Submitted to: Agronomy Journal
Publication Type: Peer Reviewed Journal
Publication Acceptance Date: 3/24/2022
Publication Date: 3/29/2022
Citation: Yildirim, T., Moriasi, D.N., Chakraborty, D., Mirchi, A., Starks, P.J., Taghvaqeian, S. 2022. Using artificial neural network (ANN) for short-range prediction of cotton yield in data-scarce regions. Agronomy Journal. 12(4):828.

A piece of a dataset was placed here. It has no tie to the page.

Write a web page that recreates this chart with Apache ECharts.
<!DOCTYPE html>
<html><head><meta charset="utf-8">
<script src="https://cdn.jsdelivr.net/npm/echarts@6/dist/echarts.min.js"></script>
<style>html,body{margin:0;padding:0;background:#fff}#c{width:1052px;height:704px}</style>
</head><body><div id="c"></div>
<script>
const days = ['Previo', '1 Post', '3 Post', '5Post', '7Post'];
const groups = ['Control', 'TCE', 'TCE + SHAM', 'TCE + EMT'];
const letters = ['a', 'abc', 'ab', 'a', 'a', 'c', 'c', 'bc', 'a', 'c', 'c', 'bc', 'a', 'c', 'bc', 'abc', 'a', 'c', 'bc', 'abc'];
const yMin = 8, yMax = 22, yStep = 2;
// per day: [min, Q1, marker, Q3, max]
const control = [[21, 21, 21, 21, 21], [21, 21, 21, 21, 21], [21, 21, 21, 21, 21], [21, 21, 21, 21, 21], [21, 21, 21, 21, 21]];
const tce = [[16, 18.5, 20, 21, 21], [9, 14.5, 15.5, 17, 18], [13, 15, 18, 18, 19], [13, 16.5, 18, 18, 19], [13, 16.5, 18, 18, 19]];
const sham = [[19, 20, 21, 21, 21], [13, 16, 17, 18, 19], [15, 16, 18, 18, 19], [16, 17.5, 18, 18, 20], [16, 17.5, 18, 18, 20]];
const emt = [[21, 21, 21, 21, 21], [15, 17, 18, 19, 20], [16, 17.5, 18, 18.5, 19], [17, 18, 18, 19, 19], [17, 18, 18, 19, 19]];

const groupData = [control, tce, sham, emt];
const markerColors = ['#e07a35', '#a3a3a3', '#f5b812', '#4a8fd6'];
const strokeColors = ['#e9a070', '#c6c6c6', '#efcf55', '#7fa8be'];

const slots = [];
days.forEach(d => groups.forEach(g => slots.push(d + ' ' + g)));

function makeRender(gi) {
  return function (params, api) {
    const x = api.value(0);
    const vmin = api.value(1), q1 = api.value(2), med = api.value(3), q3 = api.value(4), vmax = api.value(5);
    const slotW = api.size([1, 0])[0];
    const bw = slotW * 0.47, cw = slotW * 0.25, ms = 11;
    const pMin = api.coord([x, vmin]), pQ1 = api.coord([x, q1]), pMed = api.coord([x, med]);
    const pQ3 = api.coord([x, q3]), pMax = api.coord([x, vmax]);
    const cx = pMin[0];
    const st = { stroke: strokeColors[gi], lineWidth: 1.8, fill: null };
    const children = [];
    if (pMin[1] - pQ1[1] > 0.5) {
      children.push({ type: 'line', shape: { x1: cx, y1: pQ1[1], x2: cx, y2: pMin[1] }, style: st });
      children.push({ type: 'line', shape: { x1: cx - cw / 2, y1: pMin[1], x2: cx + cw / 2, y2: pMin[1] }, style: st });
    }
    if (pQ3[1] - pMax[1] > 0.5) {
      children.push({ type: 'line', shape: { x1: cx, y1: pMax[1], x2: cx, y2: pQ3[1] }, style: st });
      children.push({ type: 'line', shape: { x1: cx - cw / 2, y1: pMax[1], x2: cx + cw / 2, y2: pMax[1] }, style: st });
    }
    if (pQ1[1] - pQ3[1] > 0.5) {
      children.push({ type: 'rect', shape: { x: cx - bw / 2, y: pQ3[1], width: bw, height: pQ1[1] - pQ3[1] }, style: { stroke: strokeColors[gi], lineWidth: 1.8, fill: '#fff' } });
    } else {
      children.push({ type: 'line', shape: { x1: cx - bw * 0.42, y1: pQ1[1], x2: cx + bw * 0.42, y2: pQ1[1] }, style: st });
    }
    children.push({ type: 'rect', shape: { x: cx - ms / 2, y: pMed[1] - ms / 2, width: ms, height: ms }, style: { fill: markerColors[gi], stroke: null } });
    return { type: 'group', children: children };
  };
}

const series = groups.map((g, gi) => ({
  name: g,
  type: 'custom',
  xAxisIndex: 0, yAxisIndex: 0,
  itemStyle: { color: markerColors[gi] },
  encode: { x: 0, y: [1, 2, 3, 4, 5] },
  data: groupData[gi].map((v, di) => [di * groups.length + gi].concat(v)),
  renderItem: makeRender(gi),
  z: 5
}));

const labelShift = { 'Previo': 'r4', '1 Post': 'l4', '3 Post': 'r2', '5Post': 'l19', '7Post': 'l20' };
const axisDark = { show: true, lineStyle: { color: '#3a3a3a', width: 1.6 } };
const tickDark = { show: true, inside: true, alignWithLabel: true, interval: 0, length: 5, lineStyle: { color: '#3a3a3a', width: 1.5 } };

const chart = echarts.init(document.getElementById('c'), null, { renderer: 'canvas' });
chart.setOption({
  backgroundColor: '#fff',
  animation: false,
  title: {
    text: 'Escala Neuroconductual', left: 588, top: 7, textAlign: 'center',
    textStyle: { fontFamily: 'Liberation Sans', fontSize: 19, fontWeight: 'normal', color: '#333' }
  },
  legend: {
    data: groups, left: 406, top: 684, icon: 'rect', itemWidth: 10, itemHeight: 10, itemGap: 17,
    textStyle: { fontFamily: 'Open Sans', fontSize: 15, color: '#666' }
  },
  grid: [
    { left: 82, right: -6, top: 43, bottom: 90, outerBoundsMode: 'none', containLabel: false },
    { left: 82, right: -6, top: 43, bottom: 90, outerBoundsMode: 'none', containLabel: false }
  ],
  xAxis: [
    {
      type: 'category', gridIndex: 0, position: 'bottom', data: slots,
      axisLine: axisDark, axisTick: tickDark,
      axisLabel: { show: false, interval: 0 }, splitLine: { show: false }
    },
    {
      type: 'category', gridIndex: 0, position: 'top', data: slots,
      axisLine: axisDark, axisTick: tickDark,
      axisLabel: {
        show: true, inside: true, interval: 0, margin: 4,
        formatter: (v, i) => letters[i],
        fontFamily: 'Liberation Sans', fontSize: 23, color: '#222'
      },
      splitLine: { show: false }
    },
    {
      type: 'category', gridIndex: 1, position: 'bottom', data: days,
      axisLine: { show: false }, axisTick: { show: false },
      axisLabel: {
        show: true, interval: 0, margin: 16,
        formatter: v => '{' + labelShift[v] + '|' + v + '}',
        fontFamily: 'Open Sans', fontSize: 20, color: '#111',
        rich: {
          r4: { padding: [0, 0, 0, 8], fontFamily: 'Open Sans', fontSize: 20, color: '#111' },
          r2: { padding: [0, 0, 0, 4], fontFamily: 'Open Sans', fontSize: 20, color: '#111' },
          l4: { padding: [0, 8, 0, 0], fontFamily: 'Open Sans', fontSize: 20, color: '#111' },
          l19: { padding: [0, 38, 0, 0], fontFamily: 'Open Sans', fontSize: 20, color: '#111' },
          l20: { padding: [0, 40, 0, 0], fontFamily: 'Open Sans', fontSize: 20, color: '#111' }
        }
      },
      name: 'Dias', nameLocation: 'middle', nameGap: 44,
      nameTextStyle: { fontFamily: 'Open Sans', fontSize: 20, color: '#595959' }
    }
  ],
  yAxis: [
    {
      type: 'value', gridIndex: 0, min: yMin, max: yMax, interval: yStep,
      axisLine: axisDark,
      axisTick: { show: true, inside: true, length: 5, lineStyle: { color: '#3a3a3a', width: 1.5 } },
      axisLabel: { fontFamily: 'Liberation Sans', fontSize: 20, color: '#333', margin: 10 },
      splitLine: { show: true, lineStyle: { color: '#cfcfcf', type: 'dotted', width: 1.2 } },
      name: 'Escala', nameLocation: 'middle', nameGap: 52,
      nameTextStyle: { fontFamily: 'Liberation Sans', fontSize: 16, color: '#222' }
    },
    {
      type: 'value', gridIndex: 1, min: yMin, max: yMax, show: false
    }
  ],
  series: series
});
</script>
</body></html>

Interpretive Summary: Prediction of crop yields months before harvest provides valuable insights for managing the economic activity of the farm enterprise and for improved management of farm inputs such as fertilizers and herbicides. Such predictions are difficult to achieve in regions that lack extensive observational records. In this study, we used readily available climate and remote sensing data as inputs for four machine learning (ML) models to predict months-ahead yield of irrigated cotton in the Menemen Plain, Turkey. The results showed that the Light Gradient Boosting, Random Forest, and extreme Gradient Boosting (XGBoost) ML models predicted cotton yield much better than the Artificial Neural Networks model. The selected XGBoost model accurately (within < 1 kg ha-1 of the average measured value of 5220 kg ha-1) predicted cotton yield up to 5 months before harvesting. Therefore, the XGBoost model has potential to be used as a cotton production management tool by producers to forecast yield in data-scarce and other regions. This data-driven modeling framework is expected to lay a foundation to assess the effects of climate variability on agricultural crop yield and management, which contributes to the goals of the Conservation Effects Assessment Project and Long-Term Agroecosystem Research network USDA initiatives.

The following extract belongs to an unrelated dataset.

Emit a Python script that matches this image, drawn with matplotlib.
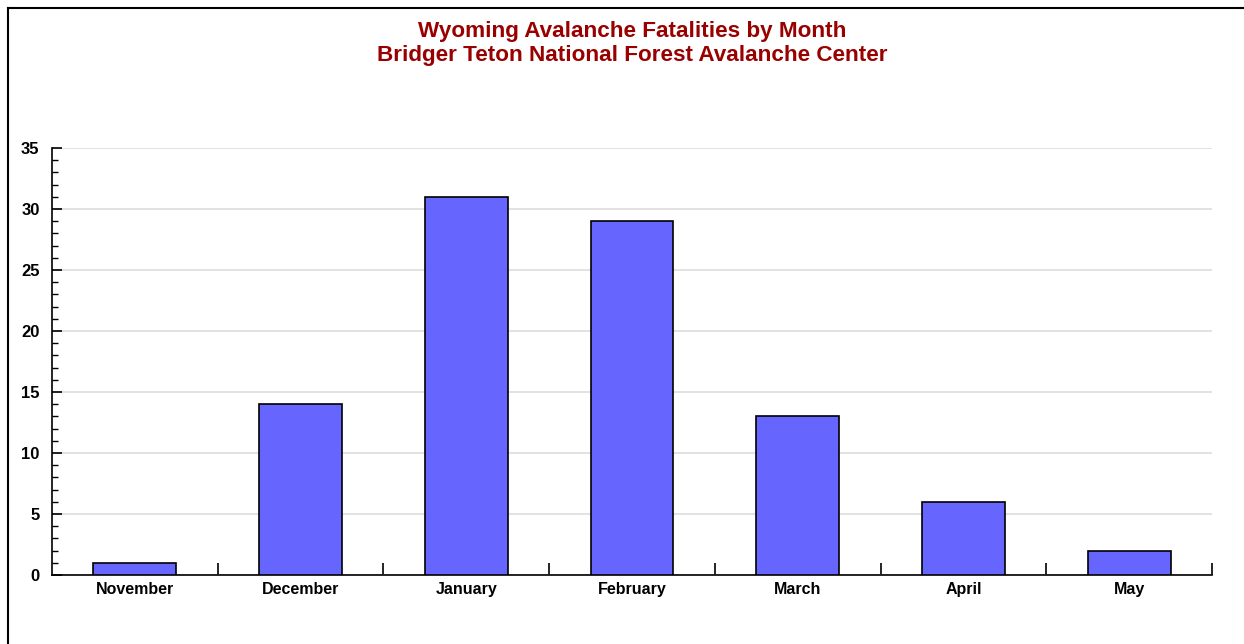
import numpy as np
import matplotlib
matplotlib.use("Agg")
import matplotlib.pyplot as plt
from matplotlib.lines import Line2D
from matplotlib.ticker import MultipleLocator

months = ["November", "December", "January", "February", "March", "April", "May"]
fatalities = [1, 14, 31, 29, 13, 6, 2]
y_ticks = [0, 5, 10, 15, 20, 25, 30, 35]

plt.rcParams['font.family'] = ['Liberation Sans', 'DejaVu Sans']

W, H = 1244, 644
fig = plt.figure(figsize=(W / 100, H / 100), dpi=100)
ax = fig.add_axes([52 / W, 1 - 575 / H, (1212 - 52) / W, (575 - 148) / H])

x = np.arange(len(months))
ax.bar(x, fatalities, width=0.5, color="#6666ff", edgecolor="black", linewidth=1.2, zorder=3)

ax.set_xlim(-0.5, len(months) - 0.5)
ax.set_ylim(0, 35)

ax.set_yticks(y_ticks)
ax.yaxis.set_minor_locator(MultipleLocator(1))
ax.set_yticklabels([str(v) for v in y_ticks], fontsize=12, fontweight="bold")
ax.tick_params(axis="y", which="major", direction="in", length=7, width=1.2, pad=9)
ax.tick_params(axis="y", which="minor", direction="in", length=4, width=1.0)

# month labels at centres, ticks at category boundaries
ax.set_xticks(x)
ax.set_xticklabels(months, fontsize=11.5, fontweight="bold")
ax.tick_params(axis="x", which="major", length=0, pad=5)
ax.set_xticks(np.arange(0.5, len(months), 1), minor=True)
ax.tick_params(axis="x", which="minor", direction="in", length=9, width=1.2)

ax.grid(axis="y", color="#dddddd", linewidth=1.2, zorder=0)
for side in ["top", "right"]:
    ax.spines[side].set_visible(False)
for side in ["left", "bottom"]:
    ax.spines[side].set_linewidth(1.2)

fig.text(632 / W, 1 - 31 / H, "Wyoming Avalanche Fatalities by Month",
         color="#990000", fontsize=16.2, fontweight="bold", ha="center", va="center")
fig.text(632 / W, 1 - 55 / H, "Bridger Teton National Forest Avalanche Center",
         color="#990000", fontsize=16.2, fontweight="bold", ha="center", va="center")

# frame lines on left and top
fig.add_artist(Line2D([8 / W, 8 / W], [0, 1 - 8 / H], color="black", linewidth=1.5))
fig.add_artist(Line2D([8 / W, 1], [1 - 8 / H, 1 - 8 / H], color="black", linewidth=1.5))

fig.savefig("out.png", dpi=100)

Technical Abstract: Short range predictions of crop yield provide valuable insights for agricultural resource management and likely economic impacts associated with low yield. Such predictions are difficult to achieve where extensive observational records are lacking. Herein, we demonstrate how months-ahead predictions of rainfed and irrigated cotton yield can be provided in data-scarce regions using machine learning (ML) models trained with a number of basic or readily available input data from Menemen Plain, Turkey. We applied an innovative preprocessing technique to increase data points from the limited reported yield (13 years) along with cumulative precipitation and cumulative heat units as basic inputs for four ML models, including Artificial Neural Networks (ANN), Light Gradient Boosting (LGBoost), Random Forest (RF), and extreme Gradient Boosting (XGBoost). We also used two meteorologically-based drought indices (Standardized Precipitation Index (SPI) and Standardized Precipitation Evapotranspiration Index (SPEI)), and three remotely-sensed vegetation indices (Normalized Difference Vegetation Index (NDVI), Enhanced Vegetation Index (EVI), and Land Surface Water Index (LSWI)) as indicators of agricultural water stress. The LGBoost, RF, and XGBoost models predicted cotton yield much better than the off-the-shelf ANN model. The selected XGBoost model accurately predicted cotton yield up to 5 or 4 months prior to harvest with R2 = 0.99 based on prevailing climatic conditions prior to irrigation in July.